雙核金屬大環錯合物之合成與其熱力學及水解磷酸酯鍵之動力學研究

Abstract

藉由設計及合成不同的錯合物，探討其熱力學性質及做為人工水解酶催化受質的效力是本實驗室感興趣的研究主題，對於鑭系金屬大環配位子的錯合物尤感興趣，由於鑭系金屬擁有高氧化態、路易士酸性強、高配位數及電子密度高等特性，且與大環配位子形成之錯合物穩定性高，使其非常適合應用在研究人工水解酶的領域上，並且希望能藉此研究更了解鑭系金屬在配位化學上的特性。 本實驗室先前已合成並研究一系列之錯合物，發現錯合物中金屬離子的配位水數目越多以及錯合物所帶之正電荷越高，其水解DNA的模型受質BNPP (bis(4-nitrophenyl)-phosphate)的效果越好。 在本論文中，我們合成了新的雙體大環錯合物，m-12N3O-dimer(1, 3-bis(1, 4, 10-triaza-7-oxacyclododec-1-ylmethyl)benzene)及m-ODO2A-dimer(1, 3-bis[4, 10-bis(carboxymethyl)- 1, 4, 10-triaza-7-oxacyclododec-1-ylmethyl]benzene)，分別與過渡金屬與鑭系金屬錯合後進行熱力學實驗決定穩定常數以及水解催化BNPP與RNA的模型受質HPNP(2-hydroxypropyl-4-nitrophenyl phosphate)的動力學實驗，並與前人已研究之錯合物及已發表之文獻比較其差異性。 由初步的水解實驗結果顯示雙核鑭系金屬大環錯合物水解BNPP及HPNP的速率都隨著環境中pH的上升而增加，直到pH10-10.5開始下降。另外其整體效率比單體錯合物LnODO2A+高上四至五個數量級；但是卻比EuDO2A+差了約一個數量級。

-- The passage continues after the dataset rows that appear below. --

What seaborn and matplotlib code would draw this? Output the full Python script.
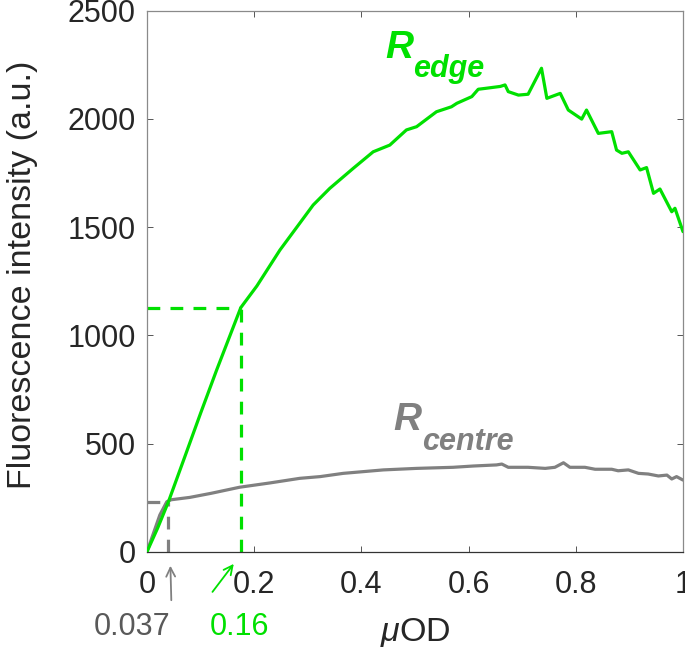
import matplotlib
matplotlib.use("Agg")
import matplotlib.pyplot as plt
import seaborn as sns
import pandas as pd

# ---- data ----
edge_x = [0, 0.02, 0.04, 0.07, 0.10, 0.13, 0.155, 0.175, 0.205, 0.248,
          0.285, 0.310, 0.341, 0.385, 0.422, 0.453, 0.484, 0.503, 0.540, 0.568,
          0.578, 0.606, 0.618, 0.631, 0.659, 0.668, 0.674, 0.693, 0.711, 0.736,
          0.746, 0.771, 0.786, 0.811, 0.820, 0.842, 0.867, 0.876, 0.886, 0.898,
          0.920, 0.932, 0.945, 0.957, 0.979, 0.985, 1.0]
edge_y = [0, 110, 231, 435, 640, 840, 1000, 1128, 1228, 1394,
          1518, 1602, 1679, 1772, 1848, 1879, 1949, 1964, 2033, 2056,
          2072, 2103, 2137, 2141, 2150, 2157, 2126, 2110, 2114, 2234,
          2095, 2118, 2041, 1999, 2041, 1933, 1941, 1856, 1841, 1848,
          1764, 1775, 1656, 1676, 1571, 1587, 1479]

centre_x = [0, 0.012, 0.024, 0.037, 0.045, 0.08, 0.12, 0.173, 0.23, 0.285, 0.323,
            0.366, 0.441, 0.503, 0.571, 0.609, 0.652, 0.662, 0.674, 0.711, 0.743,
            0.761, 0.777, 0.789, 0.817, 0.836, 0.867, 0.879, 0.898, 0.917, 0.935,
            0.954, 0.970, 0.979, 0.988, 1.0]
centre_y = [0, 85, 170, 231, 240, 251, 270, 298, 318, 339, 347,
            362, 378, 385, 390, 396, 401, 405, 390, 390, 385,
            390, 411, 390, 390, 381, 381, 374, 378, 362, 359,
            350, 354, 336, 347, 331]

# threshold markers (dashed guides): x position and intensity level
thr_x = [0.040, 0.175]
thr_y = [231, 1128]
thr_labels = ["0.037", "0.16"]

x_ticks = [0, 0.2, 0.4, 0.6, 0.8, 1]
x_tick_labels = ["0", "0.2", "0.4", "0.6", "0.8", "1"]
y_ticks = [0, 500, 1000, 1500, 2000, 2500]

GREEN = "#00e000"
GRAY = "#808080"
DARKGRAY = "#595959"
TXT = "#262626"

sns.set_style("ticks")
plt.rcParams["font.family"] = ["Liberation Sans", "DejaVu Sans"]
plt.rcParams["mathtext.fontset"] = "custom"
plt.rcParams["mathtext.it"] = "Liberation Sans:italic"
plt.rcParams["mathtext.rm"] = "Liberation Sans"

FS = 22
LFS = 24.5

fig = plt.figure(figsize=(6.85, 6.48), dpi=100)
ax = fig.add_axes([147 / 685, 1 - 551.7 / 648, (683 - 147) / 685, (551.7 - 10.7) / 648])

edge_df = pd.DataFrame({"x": edge_x, "y": edge_y})
centre_df = pd.DataFrame({"x": centre_x, "y": centre_y})

sns.lineplot(data=centre_df, x="x", y="y", color=GRAY, lw=2.3, estimator=None, ax=ax, zorder=3)
sns.lineplot(data=edge_df, x="x", y="y", color=GREEN, lw=2.3, estimator=None, ax=ax, zorder=4)

# dashed guides
dash = (0, (4, 3.2))
ax.plot([0, thr_x[0]], [thr_y[0], thr_y[0]], color=GRAY, lw=2.3, ls=dash, zorder=2)
ax.plot([thr_x[0], thr_x[0]], [0, thr_y[0]], color=GRAY, lw=2.3, ls=dash, zorder=2)
ax.plot([0, thr_x[1]], [thr_y[1], thr_y[1]], color=GREEN, lw=2.3, ls=dash, zorder=2)
ax.plot([thr_x[1], thr_x[1]], [0, thr_y[1]], color=GREEN, lw=2.3, ls=dash, zorder=2)

ax.set_xlim(0, 1)
ax.set_ylim(0, 2500)
ax.set_xticks(x_ticks)
ax.set_xticklabels(x_tick_labels)
ax.set_yticks(y_ticks)
ax.tick_params(axis="both", which="both", direction="in", length=4, width=0.7,
               colors="#555555", labelcolor=TXT, labelsize=FS, top=True, right=True)
ax.tick_params(axis="x", pad=13)
ax.tick_params(axis="y", pad=8)
for side in ["left", "top", "right"]:
    ax.spines[side].set_color("#8a8a8a")
    ax.spines[side].set_linewidth(0.9)
ax.spines["bottom"].set_color("#333333")
ax.spines["bottom"].set_linewidth(0.9)

ax.set_xlabel(r"$\mathit{\mu}$OD", fontsize=LFS, color=TXT, va="baseline")
ax.xaxis.set_label_coords(0.5, -(641 - 551.7) / 541)
ax.set_ylabel("Fluorescence intensity (a.u.)", fontsize=LFS, color=TXT, va="center")
ax.yaxis.set_label_coords((22 - 147) / 536, (551.7 - 275) / 541)

# curve labels
ax.text(0.444, 2280, "R", color=GREEN, fontsize=28, fontweight="bold", style="italic")
ax.text(0.497, 2192, "edge", color=GREEN, fontsize=22, fontweight="bold", style="italic")
ax.text(0.459, 562, "R", color=GRAY, fontsize=28, fontweight="bold", style="italic")
ax.text(0.5125, 468, "centre", color=GRAY, fontsize=22, fontweight="bold", style="italic")

# threshold labels below the axis
ax.text(-0.028, -386, thr_labels[0], color=DARKGRAY, fontsize=FS, ha="center",
        va="baseline", clip_on=False)
ax.text(thr_x[1] - 0.0015, -386, thr_labels[1], color=GREEN, fontsize=FS, ha="center",
        va="baseline", clip_on=False)
ax.annotate("", xy=(0.0435, -52), xytext=(0.0455, -237),
            arrowprops=dict(arrowstyle="->", color=GRAY, lw=1.3, mutation_scale=16),
            annotation_clip=False)
ax.annotate("", xy=(0.165, -46), xytext=(0.119, -196),
            arrowprops=dict(arrowstyle="->", color=GREEN, lw=1.3, mutation_scale=16),
            annotation_clip=False)

fig.savefig("out.png", dpi=100)
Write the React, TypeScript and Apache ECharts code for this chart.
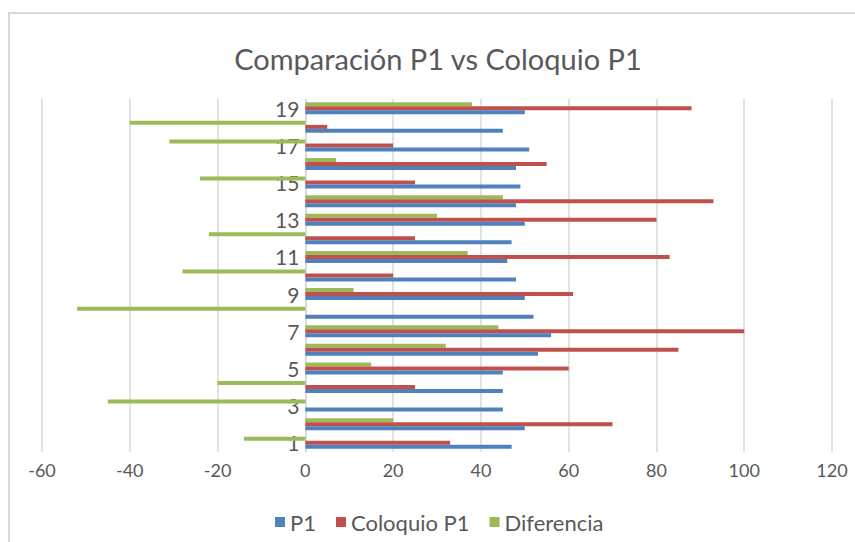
import React, { useEffect, useRef } from "react";
import * as echarts from "echarts";

const categories = ["1","2","3","4","5","6","7","8","9","10","11","12","13","14","15","16","17","18","19"];
const p1 = [47, 50, 45, 45, 45, 53, 56, 52, 50, 48, 46, 47, 50, 48, 49, 48, 51, 45, 50];
const coloquio = [33, 70, 0, 25, 60, 85, 100, 0, 61, 20, 83, 25, 80, 93, 25, 55, 20, 5, 88];
const diferencia = [-14, 20, -45, -20, 15, 32, 44, -52, 11, -28, 37, -22, 30, 45, -24, 7, -31, -40, 38];
const xTicks = { min: -60, max: 120, interval: 20 };

const FONT = "Lato, 'Open Sans', sans-serif";
const TXT = "#595959";
const GRID_LEFT = 42;
const GRID_RIGHT = 23;
const WIDTH = 855;

export default function App() {
  const ref = useRef<HTMLDivElement>(null);
  useEffect(() => {
    if (!ref.current) return;
    const chart = echarts.init(ref.current, null, { renderer: "svg" });
    const plotW = WIDTH - GRID_LEFT - GRID_RIGHT;
    const zeroOffset = ((0 - xTicks.min) / (xTicks.max - xTicks.min)) * plotW;
    chart.setOption({
      animation: false,
      backgroundColor: "#ffffff",
      title: {
        text: "Comparación P1 vs Coloquio P1",
        left: 433,
        textAlign: "center",
        top: 39,
        textStyle: { fontFamily: FONT, fontSize: 29, fontWeight: "normal", color: TXT },
      },
      graphic: [
        {
          type: "rect",
          shape: { x: 9, y: 13, width: 880, height: 560 },
          style: { fill: "none", stroke: "#d9d9d9", lineWidth: 2 },
          silent: true,
        },
      ],
      legend: {
        data: ["P1", "Coloquio P1", "Diferencia"],
        bottom: 4,
        left: 270,
        itemWidth: 10,
        itemHeight: 10,
        itemGap: 20,
        icon: "rect",
        textStyle: { fontFamily: FONT, fontSize: 22, color: TXT },
      },
      grid: { left: GRID_LEFT, right: GRID_RIGHT, top: 99, bottom: 90, containLabel: false },
      xAxis: {
        type: "value",
        min: xTicks.min,
        max: xTicks.max,
        interval: xTicks.interval,
        axisLine: { show: false },
        axisTick: { show: false },
        axisLabel: { fontFamily: FONT, fontSize: 18, color: TXT, margin: 9 },
        splitLine: { show: true, lineStyle: { color: "#d9d9d9", width: 1.5 } },
      },
      yAxis: {
        type: "category",
        data: categories,
        offset: -zeroOffset,
        axisLine: { show: true, onZero: false, lineStyle: { color: "#d9d9d9", width: 1.5 } },
        axisTick: { show: false },
        axisLabel: { interval: 1, fontFamily: FONT, fontSize: 21, color: TXT, margin: 6 },
        splitLine: { show: false },
      },
      series: [
        {
          name: "Diferencia",
          type: "bar",
          data: diferencia,
          itemStyle: { color: "#9BBB59" },
          barWidth: 4,
          barGap: "0%",
        },
        {
          name: "Coloquio P1",
          type: "bar",
          data: coloquio,
          itemStyle: { color: "#C0504D" },
          barWidth: 4,
          barGap: "0%",
        },
        {
          name: "P1",
          type: "bar",
          data: p1,
          itemStyle: { color: "#4F81BD" },
          barWidth: 4,
          barGap: "0%",
        },
      ],
    });
    return () => chart.dispose();
  }, []);
  return (
    <div
      ref={ref}
      style={{ position: "absolute", left: 0, top: 0, width: WIDTH, height: 542 }}
    />
  );
}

We have been interested in the design, synthesis and characterization of artificial nucleases and ribonucleases by employing macrocyclic lanthanide complexes. We use lanthanide ions to interact with ligands to form complexes. Because their high coordination number, Lewis acidity, charge density and oxidation states, they could be suitable for hydrolysis of the model compound of DNA / RNA, BNPP / HPNP. In our previous studies, we found that with more number of inner-sphere coordinated water molecules and a positive charge in the complexes, the more efficiency for hydrolysis. However, different ligands and lanthanide ions will influence the efficiency. In this research, we synthesize two new ligands, m-12N3O-dimer(1, 3-bis(1, 4, 10-triaza-7-oxacyclododec-1-ylmethyl)benzene) and m-ODO2A-dimer(1, 3-bis[4, 10-bis(carboxymethyl)- 1, 4, 10-triaza-7-oxacyclododec-1-ylmethyl]benzene) complex with transition and lanthanide ions, respectively. The result of hydrolysis studies shows that the complexes in dimer form are more effective than in monomer form with the same moiety. But the m-Eu2(ODO2A-dimer) has still lower efficiency compare to EuDO2A+. Besides hydrolysis studies, the thermodynamic characteristics are also important. These could help us to understand the whole mechanism of hydrolysis and the coordination features with lanthanide ions more accurately, and develop more efficient complexes in the future.